Stefano Moia, Maastricht University Maastricht, Linburg 

4. Using electrogastrography to measure signals from the stomach non-invasively in the fMRI scanner

The stomach continuously produces a 0.05 Hz electrical oscillation (i.e. 1 cycle every 20 seconds), which serves to pace the stomach contractions necessary for digestion. This so-called gastric rhythm can be measured non-invasively by placing electrodes over the abdomen, a technique known as the electrogastrogram. This electrophysiological technique can be safely incorporated during fMRI recordings by using MRI-compatible electrodes and amplifiers of the same type used to measure electrocardiography or electromyography. While common in the field of gastroenterology, electrogastrography has yet to gain wider adoption in the field of cognitive neuroscience. The objective of this educational talk is thus to introduce the electrogastrography technique, as well as its potential applications for cognitive neuroscience. During the talk, I will review the physiological basis of the gastric rhythm, and provide an overview of brain-stomach anatomical pathways. I will then present the standard practices to acquire, analyze and interpret the electrogastrogram inside the fMRI scanner.


Ignacio Rebollo, German Institute of Human Nutrition Potsdam-Rebrücke, Nuthetal 

5. Imaging and interpreting cerebrospinal fluid dynamics in the human brain

The movement of blood and cerebrospinal fluid (CSF) is essential for brain health. These dynamics are closely linked to neuronal activity and cognitive and vigilance states, and are an important consideration for fMRI analyses. In addition, due to the critical role of CSF in waste clearance and brain function, understanding its properties is important for cognitive and clinical neuroscience. This lecture will provide an overview of how fMRI can measure CSF flow and its coupling to hemodynamics. It will then discuss mechanistic theories for how CSF and waste clearance are carried out in the brain. It will also discuss how these CSF signals can influence standard fMRI studies through unintended effects, and how they can be analyzed in fMRI data more broadly. 
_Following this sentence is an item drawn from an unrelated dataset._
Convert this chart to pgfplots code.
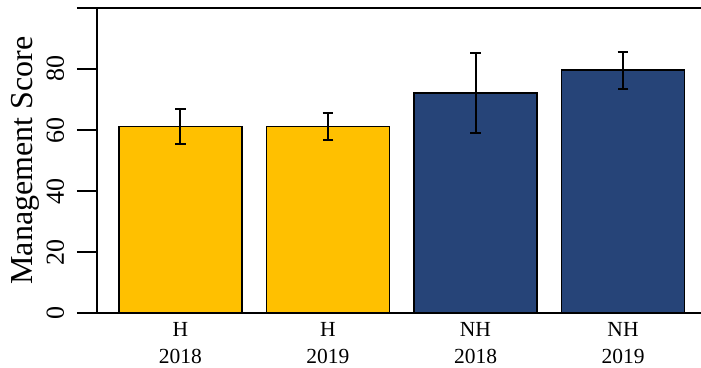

Laura Lewis, Massachusetts Institute of Technology Cambridge, MA 
United States

6. Contributions of the Autonomic Nervous System to Brain Dynamics During Sleep and Wake

It is well known that part of the fMRI signals variance is associated with fluctuations in systemic physiology, encompassing cardiac rate, respiration, and peripheral physiology. Recent research has revealed significant correlations between peripheral vascular tone, serving as a proxy for sympathetic activity, global fMRI signals, and autonomic arousals during light sleep. Additionally, investigations into the pulsatile movement and dynamics of cerebrospinal fluid (CSF) during sleep have unveiled its role in metabolic waste removal. These CSF pulsations may be induced by direct pressure effects from cardiac and respiratory cycles. For instance, deep inspirations altering intravascular CO2 can result in cerebral blood volume changes, inducing CSF pulsations through an autonomic pathway accompanied by variations in vascular tone during alert conditions. This pathway introduces a new dimension, illustrating the variability of sympathetic activity triggered by diverse stimuli, such as emotional and mental stress.
This educational talk will review recent findings emphasizing the potential to isolate respiratory-related fluctuations, such as CO2, from contributions of sympathetic activity to the fMRI signal. Furthermore, we will see how metrics like PPG amplitude and pupil diameter can serve as “autonomic regressors”, enhancing the interpretation of fMRI-based studies.